If you want to discuss more on problems you are having, then please create small and standalone code that reproduces behavior or problem and we can discuss how improve performance or fix the problem. Otherwise it is more guessing...

This last statement left me a little confused. On the one hand, you say that my usecase from above (The test code) is typically code that does not scale well to paralellization.

No, I said that work doesn't scale for hyper-threading. If you set thread count = physical core count, it will scale perfectly.

Events on Windows can be auto-reset or manual reset. Auto reset means they automatically become unsignaled after WaitFor..Object call succeeds. Manual reset you must manually put them in unsignaled state with ResetEvent after WaitFor..Object call (otherwise they will still be signaled and next WaitFor..Object call will essentially become no-op).

Long story short, don't take this the wrong way but you should really focus one specific topic in this forum.
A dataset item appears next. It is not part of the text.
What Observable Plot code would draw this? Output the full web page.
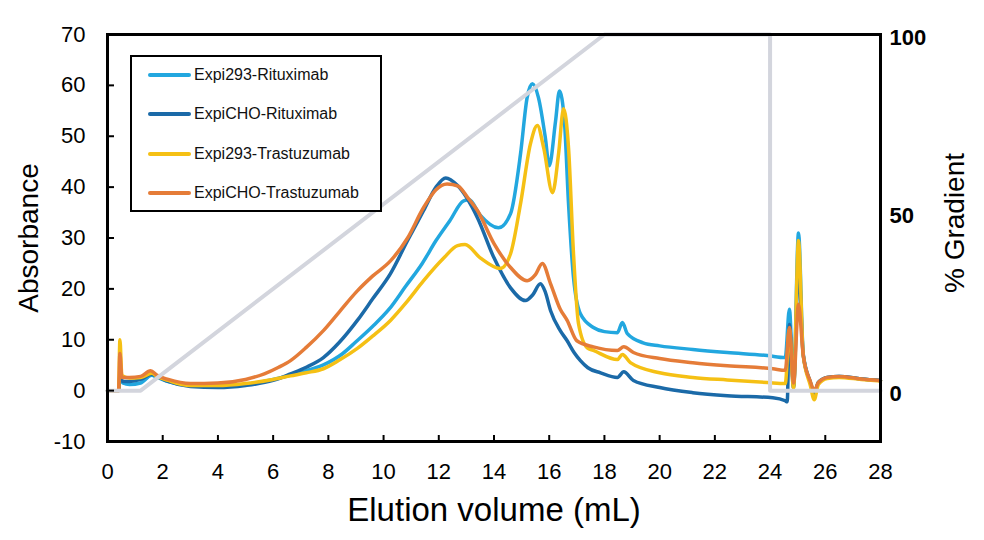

Instead you start telling long and irrelevant (to handmade hero or topic) stories, which are not useful to anybody. Seriously, get a blog, Google+ page or Twitter. People will respond to that much better.

Edited by Mārtiņš Možeiko on March 16, 2015, 3:38am

Livet Ersomen Strøm

#3033

March 16, 2015

mmozeiko

Long story short, don't take this the wrong way but you should really focus one specific topic in this forum. Instead you start telling long and irrelevant (to handmade hero or topic) stories, which are not useful to anybody. Seriously, get a blog, Google+ page or Twitter. People will respond to that much better.

Yes. You're right. This is about handmade hero. However I thought it could be interesting to debate these things. Because everything I do now, is because of handmade hero. I try to use the things I learn there, in my own code.

No, I never will take it the wrong way. I love and appreciate all of the things I learned from the handmade series, and I think it is an extremely important and well playedout idea. All of it. I am glad you are frank. I was kind of thinking the same thing actually, that I may have gone to much of topic. It's just that I guess I wanted or hoped this could be a vibrant community for all kinds of game/code related questions.

But I will not post more on these issues then. Sorry for wasting your time.